Another advantage of the present invention is that by using the present cluster electrode system, the shape of the ablation volume may be controlled such that it is uniform at its outer margins. By way of one example, for a large cancerous tumor, which is irregular in shape, an ablation volume of sufficiently larger size may be formed to better ensure that the entire tumor is engulfed or consumed by the resulting heat lesion to destroy it completely. Planning where to place the coherent cluster electrode system is simpler than planning where multiple radiofrequency electrodes should be placed over an extended volume of tissue.
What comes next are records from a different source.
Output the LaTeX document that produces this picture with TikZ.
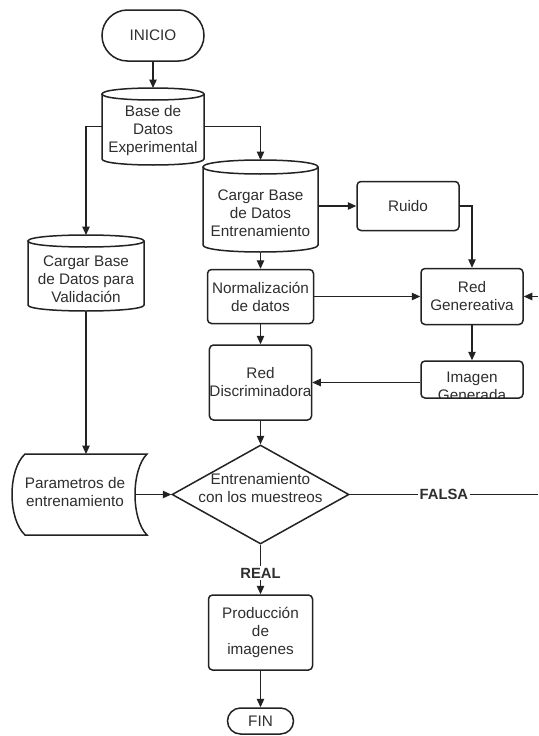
\documentclass[tikz,border=0pt]{standalone}
\usepackage{fontspec}
\setmainfont{Liberation Sans}
\usetikzlibrary{shapes.geometric,shapes.misc,arrows.meta}
\definecolor{ln}{HTML}{222222}
\definecolor{tx}{HTML}{2E2E2E}
\tikzset{
 shp/.style={draw=ln, line width=1.5pt},
 procbox/.style={shp, rectangle, rounded corners=4pt, inner sep=0pt},
 term/.style={shp, rounded rectangle, inner sep=0pt},
 lbl/.style={text=tx, font=\fontsize{15.3}{18}\selectfont, align=center, inner sep=0pt},
 conn/.style={draw=ln, line width=1.1pt, -{Triangle[length=8.5pt,width=7.5pt]}},
 plain/.style={draw=ln, line width=1.1pt},
 yes/.style={text=tx, font=\fontsize{14.8}{18}\selectfont\bfseries, inner sep=2pt, fill=white},
}
\newcommand{\dbcyl}[6]{%
 \pgfmathsetmacro{\cyL}{#2-#4/2}\pgfmathsetmacro{\cyR}{#2+#4/2}%
 \pgfmathsetmacro{\cyT}{#3-#5/2+#6}\pgfmathsetmacro{\cyB}{#3+#5/2-#6}%
 \pgfmathsetmacro{\cyK}{1.3333*#6}%
 \node[minimum width=#4pt, minimum height=#5pt, inner sep=0pt, outer sep=0pt] (#1) at (#2,#3) {};
 \draw[shp] (\cyL,\cyT) .. controls (\cyL,\cyT-\cyK) and (\cyR,\cyT-\cyK) .. (\cyR,\cyT) .. controls (\cyR,\cyT+\cyK) and (\cyL,\cyT+\cyK) .. (\cyL,\cyT) -- cycle;
 \draw[shp] (\cyL,\cyT) -- (\cyL,\cyB) .. controls (\cyL,\cyB+\cyK) and (\cyR,\cyB+\cyK) .. (\cyR,\cyB) -- (\cyR,\cyT);
}
\begin{document}
\begin{tikzpicture}[x=1pt,y=-1pt]
\useasboundingbox (0,0) rectangle (538,736);

% terminators
\node[term, lbl, minimum width=102pt, minimum height=51pt] (ini) at (153,35.5) {INICIO};
\node[term, lbl, minimum width=66pt, minimum height=26pt] (fin) at (260.5,721) {FIN};

% cylinders
\dbcyl{bde}{153}{126.5}{102}{77}{6}
\node[lbl] at (153,131) {Base de\\Datos\\Experimental};
\dbcyl{cbe}{260.5}{206}{115}{92}{7}
\node[lbl] at (260.5,213.5) {Cargar Base\\de Datos\\Entrenamiento};
\dbcyl{val}{86}{273}{116}{76}{6}
\node[lbl] at (86,279.5) {Cargar Base\\de Datos para\\Validación};

% process boxes
\node[procbox, lbl, minimum width=102pt, minimum height=49pt] (ruido) at (408,206) {Ruido};
\node[procbox, lbl, minimum width=106pt, minimum height=54pt] (norm) at (260.5,296.5) {Normalización\\de datos};
\node[procbox, lbl, minimum width=102pt, minimum height=56pt] (rg) at (472,296.5) {Red\\Genereativa};
\node[procbox, lbl, minimum width=102pt, minimum height=75pt] (rd) at (260.5,382.5) {Red\\Discriminadora};
\begin{scope}
 \clip (421,361) rectangle (523,397.5);
 \node[lbl] at (472,386) {Imagen\\Generada};
\end{scope}
\node[procbox, minimum width=102pt, minimum height=37pt] (img) at (472,379.5) {};
\node[procbox, lbl, minimum width=104pt, minimum height=75pt] (prod) at (260.5,632.5) {Producción\\de\\imagenes};

% stored data
\node[minimum width=123pt, minimum height=81pt, inner sep=0pt, outer sep=0pt] (par) at (73.5,494.5) {};
\draw[shp] (25,454) -- (147,454) .. controls (131,470) and (131,519) .. (147,535) -- (25,535) .. controls (7.7,519) and (7.7,470) .. (25,454) -- cycle;
\node[lbl] at (75,492) {Parametros de\\entrenamiento};

% decision
\node[shp, diamond, minimum width=177pt, minimum height=99pt, inner sep=0pt] (dia) at (260.5,494.5) {};
\node[lbl] at (260.5,488) {Entrenamiento\\con los muestreos};

% edge coordinates
\coordinate (rt1) at (538,494.5);
\coordinate (rt2) at (538,296.5);

% connectors
\draw[conn] (ini.south) -- (bde.north);
\draw[conn] (bde.west) -| (val.north);
\draw[conn] (bde.east) -| (cbe.north);
\draw[conn] (cbe.east) -- (ruido.west);
\draw[conn] (ruido.east) -| (rg.north);
\draw[conn] (cbe.south) -- (norm.north);
\draw[conn] (norm.east) -- (rg.west);
\draw[conn] (rg.south) -- (img.north);
\draw[conn] (img.west |- rd.east) -- (rd.east);
\draw[conn] (norm.south) -- (rd.north);
\draw[conn] (rd.south) -- (dia.north);
\draw[conn] (val.south) -- (val.south |- par.north);
\draw[conn] (par.east) -- (dia.west);
\draw[plain] (dia.east) -- (rt1) node[pos=0.5, yes] {FALSA};
\draw[conn] (rt2) -- (rg.east);
\draw[conn] (dia.south) -- (prod.north) node[pos=0.57, yes] {REAL};
\draw[conn] (prod.south) -- (fin.north);
\end{tikzpicture}
\end{document}
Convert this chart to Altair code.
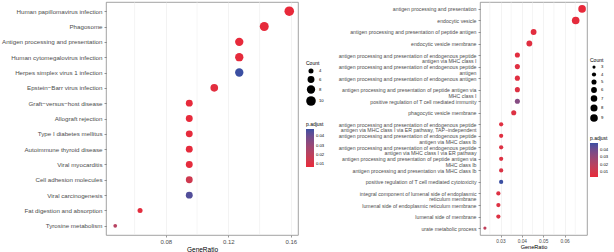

Yet another advantage of the coherent cluster electrode system of the present invention is that in accordance with one embodiment it enables all its electrodes to be inserted in unison and in a known geometric relationship to one another. In one embodiment, each electrode may be configured with a small shaft with a pointed, self-penetrating tip. Accordingly, the chance of a hemorrhage occurring from a multiple cluster of such smaller electrodes is less likely than with a single electrode of larger diameter. Even if the cluster of electrodes is not inserted in a precisely parallel fashion, the effect of their coherence in making a larger lesion volume is still effective.
The present coherent cluster of electrodes may configured in various ways, with or without cooling, to address specific clinical needs.